Mme Moret n'établit pas avoir souffert d'un préjudice commercial et d'image qui ne serait pas réparé par cette indemnité de sorte que c'est à juste titre que les premiers juges ont rejeté la demande qu'elle a présentée à ce titre.

Par ailleurs, la capitalisation des intérêts dans les conditions de l'article 1154 du Code civil est de droit dès lors qu'elle est demandée de sorte que le jugement sera également confirmé de ce chef.

Chacune des parties succombant partiellement dans ses prétentions en cause d'appel, l'équité ne commande pas l'application de l'article 700 du Code de procédure civile, la condamnation prononcée à ce titre par les premiers juges étant cependant confirmée. L'EARL Patrick Vadé ayant pris l'initiative de la procédure d'appel qui s'est révélée injustifiée en supportera les dépens.

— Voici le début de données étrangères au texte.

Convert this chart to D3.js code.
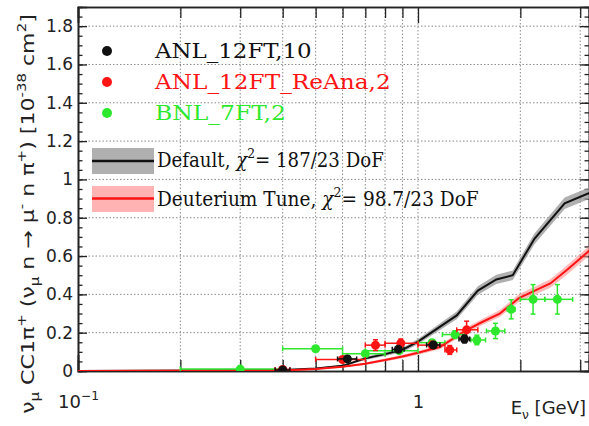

Par ces motifs, LA COUR Confirme en toutes ses dispositions le jugement rendu par le Tribunal de grande instance de Nantes le 31 mai 2012 sauf à rectifier le montant des sommes restant dues au titre de commissions, lequel s'élève à 194 458,57 euros TTC et non à 193 943,43 euros TTC ; Déboute les parties de toutes autres demandes contraires ou plus amples ; Condamne l'EARL Patrick Vadé aux dépens d'appel.